The question of PSA screening is a personal decision that each man needs to make with the help of his doctor. To provide guidance, doctors at Memorial Sloan-Kettering Cancer Center evaluated all the research on PSA to come up with an approach that gives men the greatest possible benefits of PSA testing while minimizing the potential dangers.

Our approach: Men should begin PSA testing at age 45 (or even younger if there’s a family history of prostate cancer or the man is African-American). If the level is under 1 ng/mL, the test should be repeated every five years until age 60. If it’s still under 1 ng/mL at that time, PSA screening can stop—the man’s risk of ever dying of prostate cancer is negligible.

If PSA at age 45 is between 1 ng/mL and 3 ng/mL, repeat the test every two to four years, until age 70. If it’s still normal, then testing stops. Even if you develop prostate cancer at this point, odds are you’ll die of something else before the malignancy causes you trouble. If you’re age 70 or older and have never been screened, check your PSA once or twice—if it’s under 3 ng/mL, no further testing is needed.

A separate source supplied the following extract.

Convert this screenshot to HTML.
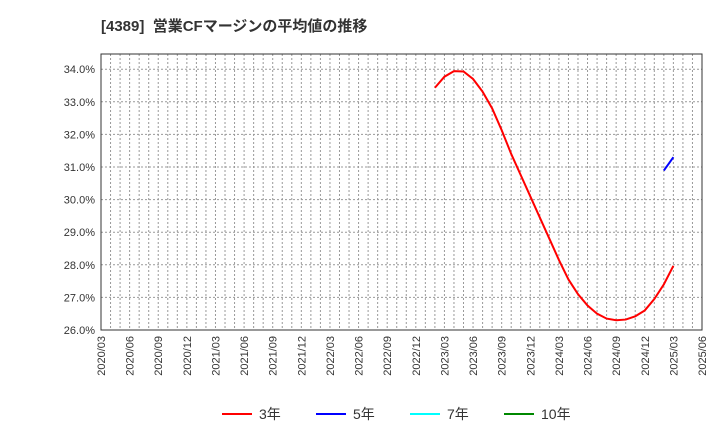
<!DOCTYPE html>
<html><head><meta charset="utf-8"><style>
body{margin:0;background:#fff;font-family:"Liberation Sans","Noto Sans CJK JP",sans-serif}
</style></head><body>
<svg id="c" width="720" height="440" xmlns="http://www.w3.org/2000/svg">
<text x="101" y="31" font-size="15" font-weight="bold" fill="#333" style="white-space:pre" font-family="Liberation Sans,Noto Sans CJK JP,sans-serif">[4389]  営業CFマージンの平均値の推移</text>
<g id="grid"></g><g id="axes"></g><g id="series"></g><g id="legend"></g>
</svg>
<script>
const yTicks=[26,27,28,29,30,31,32,33,34];
const xLabels=["2020/03","2020/06","2020/09","2020/12","2021/03","2021/06","2021/09","2021/12","2022/03","2022/06","2022/09","2022/12","2023/03","2023/06","2023/09","2023/12","2024/03","2024/06","2024/09","2024/12","2025/03","2025/06"];
const red3Start=35; // month index from 2020/03 (2023/02)
const red3=[33.43,33.77,33.94,33.93,33.70,33.31,32.80,32.13,31.4,30.75,30.1,29.45,28.8,28.15,27.55,27.1,26.75,26.5,26.35,26.3,26.32,26.42,26.6,26.95,27.4,27.97];
const blue5Start=59;
const blue5=[30.89,31.30];
const L=101,R=702,T=54,B=330;
const NS="http://www.w3.org/2000/svg";
function x(m){return L+m*(R-L)/63;}
function y(v){return 69.2+(34-v)*32.6;}
function mk(t,a,p){const e=document.createElementNS(NS,t);for(const k in a)e.setAttribute(k,a[k]);p.appendChild(e);return e;}
const g=document.getElementById('grid'),ax=document.getElementById('axes'),s=document.getElementById('series'),lg=document.getElementById('legend');
for(let m=1;m<63;m++){const l=mk('line',{x1:x(m),x2:x(m),y1:T,y2:B,stroke:'#999','stroke-dasharray':'2,2','stroke-width':1},g);

}
yTicks.forEach(v=>{const l=mk('line',{x1:L,x2:R,y1:y(v),y2:y(v),stroke:'#999','stroke-dasharray':'2,2'},g);


const t=mk('text',{x:L-6,y:y(v)+4,'text-anchor':'end','font-size':11,fill:'#333'},ax);t.textContent=v.toFixed(1)+'%';

});
xLabels.forEach((lab,i)=>{const xx=x(i*3);const t=mk('text',{x:xx+4,y:B+6,'text-anchor':'end','font-size':11,fill:'#333',transform:`rotate(-90 ${xx+4} ${B+6})`},ax);t.textContent=lab;

});
const fr=mk('rect',{x:L,y:T,width:R-L,height:B-T,fill:'none',stroke:'#333'},ax);


function line(d,st,col,name){const p=mk('polyline',{points:d.map((v,i)=>x(st+i)+','+y(v)).join(' '),fill:'none',stroke:col,'stroke-width':2},s);

}
line(red3,red3Start,'#f00','series-3y');
line(blue5,blue5Start,'#00f','series-5y');
const items=[['3年','#f00',222],['5年','#00f',316],['7年','#0ff',410],['10年','#080',504]];
items.forEach(([n,c,lx])=>{const gg=mk('g',{},lg);


mk('line',{x1:lx,x2:lx+30,y1:414,y2:414,stroke:c,'stroke-width':2},gg);
const t=mk('text',{x:lx+37,y:419,'font-size':14,fill:'#333'},gg);t.textContent=n;});
</script>
</body></html>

Most doctors who treat prostate cancer agree that PSA over 3 ng/mL suggests a possibility of a prostate malignancy that should be investigated. But it’s crucial to remember that a single PSA reading often means nothing—transient elevations as high as 6 ng/mL are not unusual. In this situation, check the PSA level again in six to 12 weeks…if it’s on its way down, repeat the test again two months later. If PSA remains over 3 ng/mL, you can have a biopsy or consider further testing (see below) that can analyze blood proteins in more detail.

New testing options: Ask your doctor about the Prostate Health Index, a new test that measures levels of PSA subtypes. In clinical trials, it reduced the number of men who were biopsied by 50% but still found almost all the cancers that required treatment. The test is now available from Beckman Coulter. A similar test, the 4Kscore (or 4 kallikrein score), has not yet been released, but clinical trials have shown as good or better results.* The 4Kscore blood test is expected to be available from Opko Health later this year.


If a man’s prostate biopsy is positive for cancer, doctors usually analyze the cancerous tissue to determine his Gleason score, which indicates how likely the malignancy is to spread. A score of 7 means a medium risk of spreading…8 or above means the risk is high. The Gleason score isn’t a perfect predictor of how a cancer will behave. But several new tests have recently become available to give patients and doctors additional valuable clues about a man’s prostate cancer.

New tests all men should know about: The Prolaris (Myriad) and Oncotype DX (Genomic Health) assays analyze molecules that are produced by certain genes that regulate how rapidly cancer cells multiply (the tests are similar, so a man would have one or the other). Use of one of these tests helps determine whether a tumor with a Gleason score of 6 or even 7 must be treated aggressively or can safely be left alone and monitored.

*Dr. Scardino is on the scientific advisory board of the company developing the 4Kscore.